Aim:
Restate the lines word for word, from the first line of the records through the line containing "minimum width=110.25pt, minimum". Leave out the pictures and anything after that line.

----------------

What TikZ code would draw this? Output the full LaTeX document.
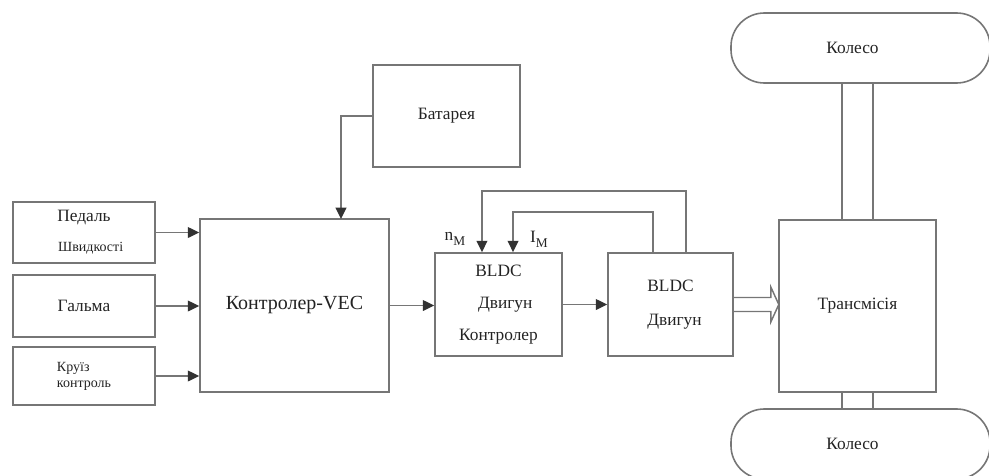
\documentclass[tikz,border=0pt]{standalone}
\usepackage{fontspec}
\setmainfont{Liberation Serif}
\usetikzlibrary{arrows.meta}

\definecolor{lineclr}{RGB}{118,118,118}
\definecolor{tipclr}{RGB}{50,50,50}
\definecolor{txtclr}{RGB}{35,35,35}

\tikzset{every picture/.style={line width=0.75pt}}
\tikzset{
  blk/.style={draw=lineclr, line width=1.2pt, inner sep=0pt, text=txtclr, align=center},
  wheel/.style={blk, rounded corners=25pt, minimum width=194.25pt, minimum height=52.5pt},
  conn/.style={draw=lineclr, line width=1.2pt},
  sig/.style={conn, -{Triangle[length=8.5pt,width=8pt,fill=tipclr,color=tipclr]}},
  hollow/.style={draw=lineclr, line width=1.1pt, line join=miter},
  lbl/.style={inner sep=0pt, text=txtclr}
}

\begin{document}
\begin{tikzpicture}[x=0.75pt,y=0.75pt,yscale=-1,xscale=1]
\clip (0,0) rectangle (989,475);

%Shape: Rectangle -- inputs
\node [blk, minimum width=106.5pt, minimum height=45.75pt, font=\fontsize{13}{22.5}\selectfont] (ped) at (84,232.5) {Педаль\\{\fontsize{10.5}{22.5}\selectfont\hspace{10pt}Швидкості}};
\node [blk, minimum width=106.5pt, minimum height=46.5pt, font=\fontsize{13}{15}\selectfont] (gal) at (84,306) {Гальма};
\node [blk, minimum width=106.5pt, minimum height=43.5pt, align=left, font=\fontsize{10.5}{12}\selectfont] (kru) at (84,376) {Круїз\\контроль};

%Shape: Rectangle -- controller, battery
\node [blk, minimum width=141.75pt, minimum height=129.75pt, font=\fontsize{15}{18}\selectfont] (vec) at (294.5,305.5) {Контролер-VEC};
\node [blk, minimum width=110.25pt, minimum height=76.5pt, font=\fontsize{13}{15}\selectfont] (bat) at (446.5,116) {Батарея};

%Shape: Rectangle -- motor part
\node [blk, minimum width=95.25pt, minimum height=77.25pt, font=\fontsize{13}{24}\selectfont] (ctl) at (498.5,304.5) {BLDC\\\hspace{10pt}Двигун\\Контролер};
\node [blk, minimum width=93.75pt, minimum height=77.25pt, font=\fontsize{13}{25.5}\selectfont] (mot) at (670.5,304.5) {BLDC\\\hspace{6pt}Двигун};

%Shape: Rectangle -- transmission and wheels
\node [blk, minimum width=117.75pt, minimum height=129pt, font=\fontsize{13}{15}\selectfont] (tr) at (857.5,306) {Трансмісія};
\node [wheel, font=\fontsize{13}{15}\selectfont] (whtop) at (860.5,48) {\hspace*{-12pt}Колесо};
\node [wheel, font=\fontsize{13}{15}\selectfont] (whbot) at (860.5,444) {\hspace*{-12pt}Колесо};

% Text Node
\node [lbl, font=\fontsize{13}{15}\selectfont] (nlab) at (455,239) {n\raisebox{-4pt}{\fontsize{10}{10}\selectfont M}};
% Text Node
\node [lbl, font=\fontsize{13}{15}\selectfont] (ilab) at (539,239) {I\raisebox{-4pt}{\fontsize{10}{10}\selectfont M}};

\coordinate (batin) at (341,219);

%Straight Lines
\draw [sig] (ped.east) -- (ped.east -| vec.west);
\draw [sig] (gal.east) -- (gal.east -| vec.west);
\draw [sig] (kru.east) -- (kru.east -| vec.west);
\draw [sig] (bat.west) -| (batin);
\draw [sig] (vec.east) -- (vec.east -| ctl.west);
\draw [sig] (ctl.east) -- (mot.west);

%Straight Lines -- feedback
\draw [sig] ([xshift=11.6pt]mot.north) -- ++(0,-61) -| ([xshift=-12.4pt]ctl.north);
\draw [sig] ([xshift=-13.1pt]mot.north) -- ++(0,-40) -| ([xshift=10.9pt]ctl.north);

%Shape: Arrow
\draw [hollow] (mot.east) ++(0,-7) -- ++(37,0) -- ++(0,-10.5) -- ++(8,17.5) -- ++(-8,17.5) -- ++(0,-10.5) -- ++(-37,0);

%Straight Lines -- shafts
\draw [conn] ([xshift=-11.6pt]tr.north) -- ([xshift=-11.6pt]tr.north |- whtop.south);
\draw [conn] ([xshift=11.6pt]tr.north) -- ([xshift=11.6pt]tr.north |- whtop.south);
\draw [conn] ([xshift=-11.6pt]tr.south) -- ([xshift=-11.6pt]tr.south |- whbot.north);
\draw [conn] ([xshift=11.6pt]tr.south) -- ([xshift=11.6pt]tr.south |- whbot.north);

\end{tikzpicture}
\end{document}
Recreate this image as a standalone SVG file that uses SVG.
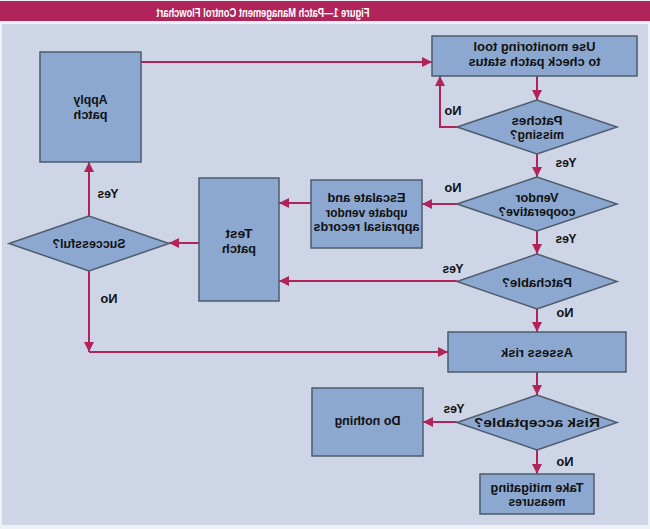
<svg xmlns="http://www.w3.org/2000/svg" width="650" height="529" viewBox="0 0 650 529">
<style>
.node{fill:#8ca8d0;stroke:#4e5c6c;stroke-width:1.5}
.t{font-family:"Liberation Sans",Arial,sans-serif;font-weight:bold;font-size:13px;fill:#111;text-anchor:middle}
.lbl{font-family:"Liberation Sans",Arial,sans-serif;font-weight:bold;font-size:13.5px;fill:#111;text-anchor:middle}
.c{fill:none;stroke:#b0245a;stroke-width:2}
.title{font-family:"Liberation Sans",Arial,sans-serif;font-weight:bold;font-size:13px;fill:#fff;text-anchor:middle}
</style>
<defs>
<marker id="ah" viewBox="0 0 10 10" refX="10" refY="5" markerWidth="10" markerHeight="10" markerUnits="userSpaceOnUse" orient="auto">
<path d="M0,0 L10,5 L0,10 z" fill="#b0245a"/>
</marker>
</defs>
<g transform="matrix(-1 0 0 1 650 0)">
<rect x="0" y="0" width="650" height="529" fill="#eef1f6"/>
<rect x="0" y="1" width="650" height="20" fill="#b0245a"/>
<text class="title" x="387" y="16.5" textLength="213" lengthAdjust="spacingAndGlyphs">Figure 1—Patch Management Control Flowchart</text>
<rect x="2" y="24" width="646" height="501" fill="#cdd5e6"/>

<g id="connectors">
<path class="c" d="M509,62 H218" marker-end="url(#ah)"/>
<path class="c" d="M113,76 V100" marker-end="url(#ah)"/>
<path class="c" d="M193,127 H210 V76" marker-end="url(#ah)"/>
<path class="c" d="M113,154 V177" marker-end="url(#ah)"/>
<path class="c" d="M193,204 H228" marker-end="url(#ah)"/>
<path class="c" d="M113,231 V254" marker-end="url(#ah)"/>
<path class="c" d="M339,203 H371" marker-end="url(#ah)"/>
<path class="c" d="M193,281 H371" marker-end="url(#ah)"/>
<path class="c" d="M451,243 H481" marker-end="url(#ah)"/>
<path class="c" d="M561,216 V162" marker-end="url(#ah)"/>
<path class="c" d="M561,271 V352" marker-end="url(#ah)"/>
<path class="c" d="M561,352 H202" marker-end="url(#ah)"/>
<path class="c" d="M113,309 V332" marker-end="url(#ah)"/>
<path class="c" d="M113,372 V395" marker-end="url(#ah)"/>
<path class="c" d="M193,422 H227" marker-end="url(#ah)"/>
<path class="c" d="M113,450 V474" marker-end="url(#ah)"/>
<text class="lbl" x="197" y="115" textLength="17" lengthAdjust="spacingAndGlyphs">No</text>
<text class="lbl" x="84" y="167" textLength="21" lengthAdjust="spacingAndGlyphs">Yes</text>
<text class="lbl" x="197" y="192" textLength="17" lengthAdjust="spacingAndGlyphs">No</text>
<text class="lbl" x="84" y="243" textLength="21" lengthAdjust="spacingAndGlyphs">Yes</text>
<text class="lbl" x="197" y="273" textLength="21" lengthAdjust="spacingAndGlyphs">Yes</text>
<text class="lbl" x="85" y="317" textLength="17" lengthAdjust="spacingAndGlyphs">No</text>
<text class="lbl" x="196" y="413" textLength="21" lengthAdjust="spacingAndGlyphs">Yes</text>
<text class="lbl" x="85" y="466" textLength="17" lengthAdjust="spacingAndGlyphs">No</text>
<text class="lbl" x="542" y="198" textLength="21" lengthAdjust="spacingAndGlyphs">Yes</text>
<text class="lbl" x="541" y="303" textLength="17" lengthAdjust="spacingAndGlyphs">No</text>
</g>

<g id="monitor">
<rect class="node" x="13" y="36" width="205" height="40"/>
<text class="t" x="115.5" y="51" textLength="122" lengthAdjust="spacingAndGlyphs">Use monitoring tool</text>
<text class="t" x="115.5" y="65.5" textLength="132" lengthAdjust="spacingAndGlyphs">to check patch status</text>
</g>
<g id="apply">
<rect class="node" x="509" y="52" width="101" height="110"/>
<text class="t" x="559.5" y="104" textLength="34" lengthAdjust="spacingAndGlyphs">Apply</text>
<text class="t" x="559.5" y="119" textLength="34" lengthAdjust="spacingAndGlyphs">patch</text>
</g>
<g id="patches-missing">
<polygon class="node" points="113,100 193,127 113,154 33,127"/>
<text class="t" x="113" y="124.5" textLength="51" lengthAdjust="spacingAndGlyphs">Patches</text>
<text class="t" x="113" y="139" textLength="54" lengthAdjust="spacingAndGlyphs">missing?</text>
</g>
<g id="vendor">
<polygon class="node" points="113,177 193,204 113,231 33,204"/>
<text class="t" x="113" y="201.5" textLength="43" lengthAdjust="spacingAndGlyphs">Vendor</text>
<text class="t" x="113" y="216" textLength="77" lengthAdjust="spacingAndGlyphs">cooperative?</text>
</g>
<g id="escalate">
<rect class="node" x="228" y="180" width="111" height="68"/>
<text class="t" x="283.5" y="202" textLength="78" lengthAdjust="spacingAndGlyphs">Escalate and</text>
<text class="t" x="283.5" y="216.5" textLength="82" lengthAdjust="spacingAndGlyphs">update vendor</text>
<text class="t" x="283.5" y="231" textLength="106" lengthAdjust="spacingAndGlyphs">appraisal records</text>
</g>
<g id="test">
<rect class="node" x="371" y="178" width="80" height="123"/>
<text class="t" x="411" y="238" textLength="27" lengthAdjust="spacingAndGlyphs">Test</text>
<text class="t" x="411" y="252.5" textLength="34" lengthAdjust="spacingAndGlyphs">patch</text>
</g>
<g id="successful">
<polygon class="node" points="561,216 641,243.5 561,271 481,243.5"/>
<text class="t" x="561" y="248" textLength="73" lengthAdjust="spacingAndGlyphs">Successful?</text>
</g>
<g id="patchable">
<polygon class="node" points="113,254 193,281.5 113,309 33,281.5"/>
<text class="t" x="113" y="286.5" textLength="70" lengthAdjust="spacingAndGlyphs">Patchable?</text>
</g>
<g id="assess">
<rect class="node" x="24" y="332" width="178" height="40"/>
<text class="t" x="113" y="356.5" textLength="72" lengthAdjust="spacingAndGlyphs">Assess risk</text>
</g>
<g id="risk">
<polygon class="node" points="113,395 193,422.5 113,450 33,422.5"/>
<text class="t" x="113" y="427" textLength="126" lengthAdjust="spacingAndGlyphs">Risk acceptable?</text>
</g>
<g id="nothing">
<rect class="node" x="227" y="388" width="111" height="68"/>
<text class="t" x="282.5" y="425" textLength="66" lengthAdjust="spacingAndGlyphs">Do nothing</text>
</g>
<g id="mitigate">
<rect class="node" x="56" y="474" width="114" height="40"/>
<text class="t" x="113" y="491.5" textLength="93" lengthAdjust="spacingAndGlyphs">Take mitigating</text>
<text class="t" x="113" y="506" textLength="57" lengthAdjust="spacingAndGlyphs">measures</text>
</g>
</g>
</svg>
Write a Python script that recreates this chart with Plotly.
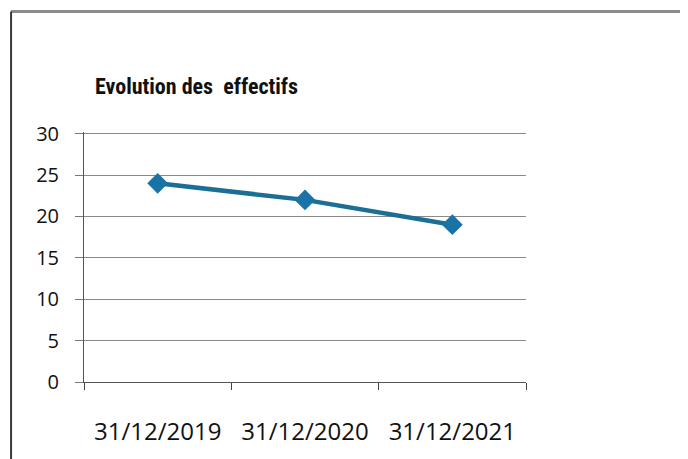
import plotly.graph_objects as go

# data
dates = ["31/12/2019", "31/12/2020", "31/12/2021"]
effectifs = [24, 22, 19]
y_ticks = [0, 5, 10, 15, 20, 25, 30]

title_text = "Evolution des  effectifs"
line_color = "#1b6f95"
marker_color = "#1a73a6"
grid_color = "#8a8a8a"

fig = go.Figure()

fig.add_trace(go.Scatter(
    x=dates, y=effectifs,
    mode="lines+markers",
    line=dict(color=line_color, width=4.5),
    marker=dict(symbol="diamond", size=16, color=marker_color),
    showlegend=False,
    hovertemplate="%{x}<br>%{y}<extra></extra>"
))

# title placed like the spreadsheet chart title
fig.add_annotation(
    text=f"<b>{title_text}</b>",
    xref="paper", yref="paper",
    x=0.02, y=1.183, xanchor="left", yanchor="middle",
    showarrow=False,
    font=dict(family="Liberation Sans Narrow, Roboto Condensed, Arial Narrow, sans-serif",
              size=22, color="#111111")
)

# scanned page frame: top and left border
fig.add_shape(type="line", xref="paper", yref="paper",
              x0=-0.165, x1=1.4, y0=1.482, y1=1.482,
              line=dict(color="#8c8c8c", width=3))
fig.add_shape(type="line", xref="paper", yref="paper",
              x0=-0.165, x1=-0.165, y0=1.482, y1=-0.35,
              line=dict(color="#3a3a3a", width=2))

# page body keeps an 8px margin, so the figure is 8px smaller on each side
fig.update_layout(
    width=680, height=451,
    margin=dict(l=76, r=162, t=124, b=77),
    paper_bgcolor="white",
    plot_bgcolor="white",
    font=dict(family="Open Sans, sans-serif", color="#111111"),
    xaxis=dict(
        type="category",
        range=[-0.5, 2.5],
        tickson="boundaries",
        ticks="outside", ticklen=7, tickcolor="#444", tickwidth=1,
        showline=True, linecolor="#555", linewidth=1,
        showgrid=False,
        tickfont=dict(size=24, color="#111111"),
        ticklabelstandoff=28,
        fixedrange=True,
    ),
    yaxis=dict(
        range=[0, 30.2],
        tickvals=y_ticks,
        ticks="outside", ticklen=8, tickcolor="#777", tickwidth=1,
        showline=True, linecolor="#555", linewidth=1,
        showgrid=True, gridcolor=grid_color, gridwidth=1,
        zeroline=False,
        tickfont=dict(size=20, color="#111111"),
        ticklabelstandoff=12,
        fixedrange=True,
    ),
)

fig.write_html("out.html")
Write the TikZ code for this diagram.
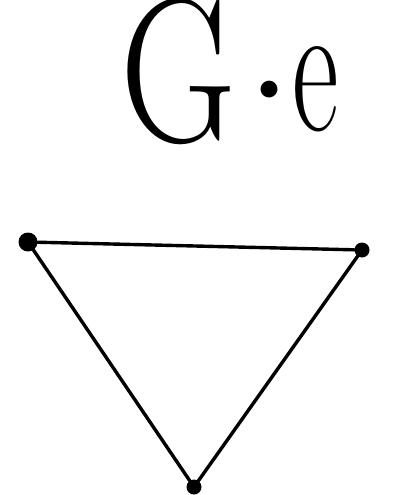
\documentclass[tikz,border=0pt]{standalone}
\usepackage{fontspec}
\usepackage{tikz}
\usetikzlibrary{positioning}

\begin{document}
\begin{tikzpicture}[
   x=1pt,y=-1pt,
   vertex/.style={circle,fill=black,inner sep=0pt,minimum size=15pt},
   edge/.style={line width=3.4pt,line cap=round},
   title/.style={inner sep=0pt,anchor=base west},
]
\useasboundingbox (0,0) rectangle (397,495);
\node[title] (label) at (120,141)
   {\scalebox{0.78}[1]{\fontsize{205}{205}\selectfont G}\kern6pt%
    \raisebox{32pt}{\fontsize{75}{75}\selectfont •}\kern-4pt%
    \raisebox{11pt}{\scalebox{0.6}[1]{\fontsize{190}{190}\selectfont e}}};

\node[vertex,minimum size=19pt] (a) at (28,242) {};
\node[vertex] (b) at (362,250) {};
\node[vertex] (c) at (194,487) {};

\draw[edge] (a) -- (b);
\draw[edge] (b) -- (c);
\draw[edge] (c) -- (a);
\end{tikzpicture}
\end{document}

----------------

Full output:
What TikZ code would draw this? Output the full LaTeX document.
\documentclass[tikz,border=0pt]{standalone}
\usepackage{fontspec}
\setmainfont{Liberation Serif}
\usetikzlibrary{arrows.meta}

\definecolor{lineclr}{RGB}{118,118,118}
\definecolor{tipclr}{RGB}{50,50,50}
\definecolor{txtclr}{RGB}{35,35,35}

\tikzset{every picture/.style={line width=0.75pt}}
\tikzset{
  blk/.style={draw=lineclr, line width=1.2pt, inner sep=0pt, text=txtclr, align=center},
  wheel/.style={blk, rounded corners=25pt, minimum width=194.25pt, minimum height=52.5pt},
  conn/.style={draw=lineclr, line width=1.2pt},
  sig/.style={conn, -{Triangle[length=8.5pt,width=8pt,fill=tipclr,color=tipclr]}},
  hollow/.style={draw=lineclr, line width=1.1pt, line join=miter},
  lbl/.style={inner sep=0pt, text=txtclr}
}

\begin{document}
\begin{tikzpicture}[x=0.75pt,y=0.75pt,yscale=-1,xscale=1]
\clip (0,0) rectangle (989,475);

%Shape: Rectangle -- inputs
\node [blk, minimum width=106.5pt, minimum height=45.75pt, font=\fontsize{13}{22.5}\selectfont] (ped) at (84,232.5) {Педаль\\{\fontsize{10.5}{22.5}\selectfont\hspace{10pt}Швидкості}};
\node [blk, minimum width=106.5pt, minimum height=46.5pt, font=\fontsize{13}{15}\selectfont] (gal) at (84,306) {Гальма};
\node [blk, minimum width=106.5pt, minimum height=43.5pt, align=left, font=\fontsize{10.5}{12}\selectfont] (kru) at (84,376) {Круїз\\контроль};

%Shape: Rectangle -- controller, battery
\node [blk, minimum width=141.75pt, minimum height=129.75pt, font=\fontsize{15}{18}\selectfont] (vec) at (294.5,305.5) {Контролер-VEC};
\node [blk, minimum width=110.25pt, minimum height=76.5pt, font=\fontsize{13}{15}\selectfont] (bat) at (446.5,116) {Батарея};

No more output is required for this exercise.